Most towers operate at full capacity, all day and night. This may seem like overkill (really? They’re as busy at 4 a.m. as at 8 p.m.?), and networks would likely agree with you. Towers are always at full power because the scalable equivalent of virtual “dimmer switches” doesn’t exist. Or it didn’t, until eVolution Networks hit the scene. The company analyzes coverage for each tower in a network and reduces power consumption accordingly. In real time, no less. To a mobile phone user, SES is a somewhat arcane footnote that might hopefully reduce one’s bill by a few cents. For an AT&T or a Telefonica, SES could change everything.

The Bottom Line

eVolution Networks has grown internationally since receiving $4 million in funding in 2013. Now, with the backing of its new big-league investors, the company should have all the room it needs to grow even larger.

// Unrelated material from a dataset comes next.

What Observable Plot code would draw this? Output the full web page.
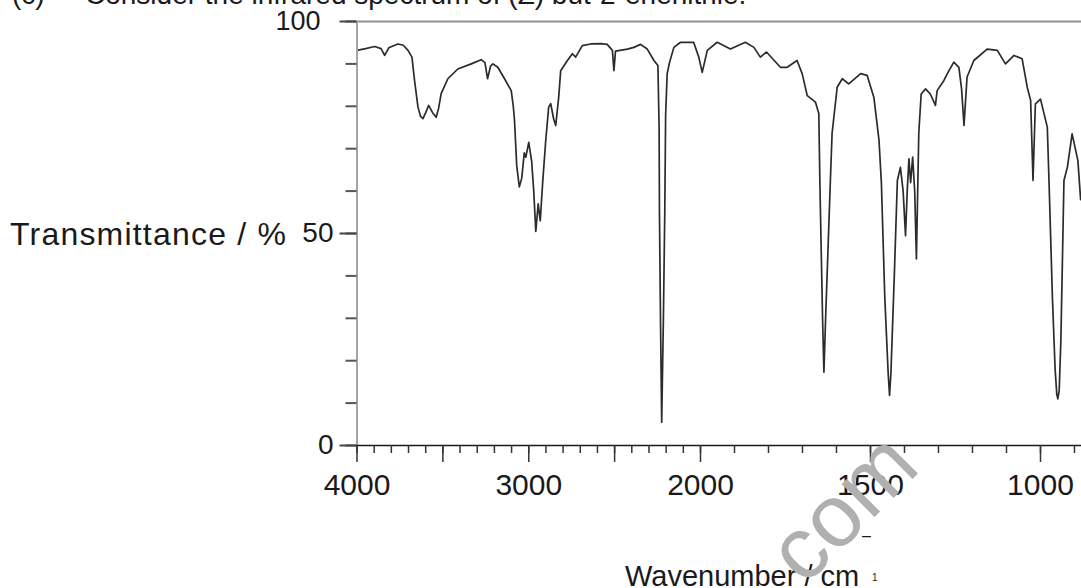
<!DOCTYPE html>
<html><head><meta charset="utf-8">
<script src="https://cdn.jsdelivr.net/npm/d3@7"></script>
<script src="https://cdn.jsdelivr.net/npm/@observablehq/plot@0.6"></script>
<style>
body{margin:0;background:#fff;}
#wrap{position:relative;width:1081px;height:588px;overflow:hidden;font-family:"Liberation Sans",Arial,sans-serif;color:#1a1a1a;}
.t{position:absolute;white-space:nowrap;line-height:1;}
</style></head><body>
<div id="wrap">
  <div id="chart"></div>
  <div class="t" style="left:12px;top:-19px;font-size:28px">(c)</div>
  <div class="t" style="left:85px;top:-19px;font-size:28px">Consider the infrared spectrum of (Z) but-2-enenitrile.</div>
  <div class="t" style="left:10px;top:217.5px;font-size:32px;letter-spacing:1.2px">Transmittance / %</div>
  <div class="t" style="left:625px;top:561.5px;font-size:29px">Wavenumber / cm</div>
  <div class="t" style="left:862px;top:528px;font-size:16px">–</div>
  <div class="t" style="left:872px;top:573px;font-size:10px">1</div>
  <div class="t" style="left:842px;top:507px;font-size:88px;color:#b0b0b0;transform:translate(-50%,-50%) rotate(-45deg);">com</div>
</div>
<script>
// Infrared spectrum
const wavenumber = [4000,3950,3897,3860,3839,3815,3762,3730,3703,3680,3665,3645,3630,3616,3600,3583,3560,3539,3525,3510,3471,3413,3335,3277,3255,3240,3222,3209,3180,3141,3102,3090,3083,3070,3055,3041,3026,3017,3000,2983,2971,2959,2945,2933,2919,2901,2884,2872,2855,2843,2826,2814,2775,2746,2727,2688,2640,2580,2543,2513,2504,2495,2426,2388,2349,2310,2271,2248,2241,2239,2233,2226,2216,2208,2203,2194,2180,2155,2116,2040,2010,1995,1980,1951,1912,1868,1843,1824,1806,1765,1745,1716,1701,1686,1662,1652,1649,1641,1637,1632,1618,1613,1598,1583,1564,1529,1510,1490,1475,1468,1458,1448,1444,1440,1430,1421,1412,1404,1397,1392,1387,1382,1376,1370,1365,1358,1351,1338,1324,1309,1304,1284,1274,1255,1240,1232,1225,1216,1196,1157,1127,1103,1078,1054,1039,1029,1022,1015,1000,980,975,965,957,952,949,945,940,931,921,907,890,882];
const transmittance = [93.2,93.6,94.1,93.6,92.0,93.8,94.7,94.4,93.2,91.6,86.1,79.8,77.6,77.1,78.5,80.2,78.5,77.4,79.5,83,86.5,88.8,90,91,90.3,86.5,89.5,90,89.2,86.5,83.7,80,76.7,66,61,63,69,68,71.5,67,60,50.5,57,53,62,72,79.8,80.6,77,75.5,82,88.4,90.8,92.4,91.6,94.3,94.7,94.8,94.6,93.2,88.4,93.0,93.5,93.9,94.6,93.5,90.8,89.6,75,55,30,5.5,30,55,78,87.7,90.4,93.9,95.1,95.1,91.6,88,93.2,95.1,93.5,95.1,93.9,91.6,92.8,89.2,89.2,90.8,87.7,82.5,81,78.3,62.5,30,17.3,30,62.5,73.6,84.5,86.5,85.3,87.7,87.3,82.1,72,62,35,17,11.8,17,40,62.5,65.6,60,49.5,60,67.6,62,68,60,44,73.6,82.9,84.1,82.9,80.2,83.7,86.1,87.7,90.4,89.2,84,75.5,86.9,90.8,93.5,93.2,90,92,91.2,84.5,81.4,62.5,80.6,81.7,75.1,62.5,35,18,12,11,13,25,62.5,65.6,73.5,67.2,58];

const xMajor = [4000,3500,3000,2500,2000,1500,1000];
const xLabels = [4000,3000,2000,1500,1000];
const xMinor = d3.range(4000, 899, -100);
const yMinor = d3.range(0, 101, 10);
const yMajor = [0,50,100];

const data = wavenumber.map((w,i) => ({w, t: transmittance[i]}));
const font = '"Liberation Sans", Arial, sans-serif';
const blank = () => "";

const chart = Plot.plot({
  width: 1081, height: 588,
  marginLeft: 356.5, marginRight: 0, marginTop: 21, marginBottom: 143,
  style: {fontFamily: font, background: "#fff", color: "#1a1a1a", overflow: "visible"},
  x: {type: "linear", domain: [4000, 2000, 879.4], range: [356.5, 700, 1081], label: null},
  y: {domain: [0, 100], label: null},
  marks: [
    Plot.line(data, {x: "w", y: "t", stroke: "#2b2b2b", strokeWidth: 1.7, clip: true}),
    Plot.ruleY([100], {stroke: "#8f8f8f", strokeWidth: 2}),
    Plot.ruleX([4000], {stroke: "#a5a5a5", strokeWidth: 2}),
    Plot.axisY({ticks: yMinor, tickSize: 11, tickFormat: blank, stroke: "#555", strokeWidth: 2, label: null}),
    Plot.axisY({ticks: yMajor, tickSize: 17, tickFormat: blank, stroke: "#444", strokeWidth: 2, label: null}),
    Plot.axisY({ticks: [100], tickSize: 0, tickPadding: 36.5, fontSize: 27, fill: "#1a1a1a", label: null}),
    Plot.axisY({ticks: [0, 50], tickSize: 0, tickPadding: 23.5, fontSize: 28, fill: "#1a1a1a", label: null}),
    Plot.ruleY([0], {stroke: "#1a1a1a", strokeWidth: 1.6}),
    Plot.axisX({ticks: xMinor, tickSize: 8, tickFormat: blank, stroke: "#333", strokeWidth: 1.5, label: null}),
    Plot.axisX({ticks: xMajor, tickSize: 17, tickFormat: blank, stroke: "#333", strokeWidth: 1.5, label: null}),
    Plot.axisX({ticks: xLabels, tickSize: 0, tickPadding: 28, fontSize: 30, fill: "#1a1a1a", tickFormat: d => String(d), label: null})
  ]
});
document.getElementById("chart").appendChild(chart);
</script>
</body></html>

If you wanted to go contrarian and do the opposite of everything Warren Buffett's ever done, you’d be…well, either the poorest or second-poorest person on Earth. This is someone whose idea of a “mistake” is making a one-day $43 million profit on a position in Tesco. Buffett strikes out less frequently than Michael Brantley and, stretching the analogy perhaps a little too far, eVolution Networks is a 60-mph fastball coming straight over the plate. The upside of revolutionizing the heretofore-unknown market of cell tower cost reduction is so great that taking a position in eVolution Networks might be one of the shrewdest moves Buffett has made in a career full of them.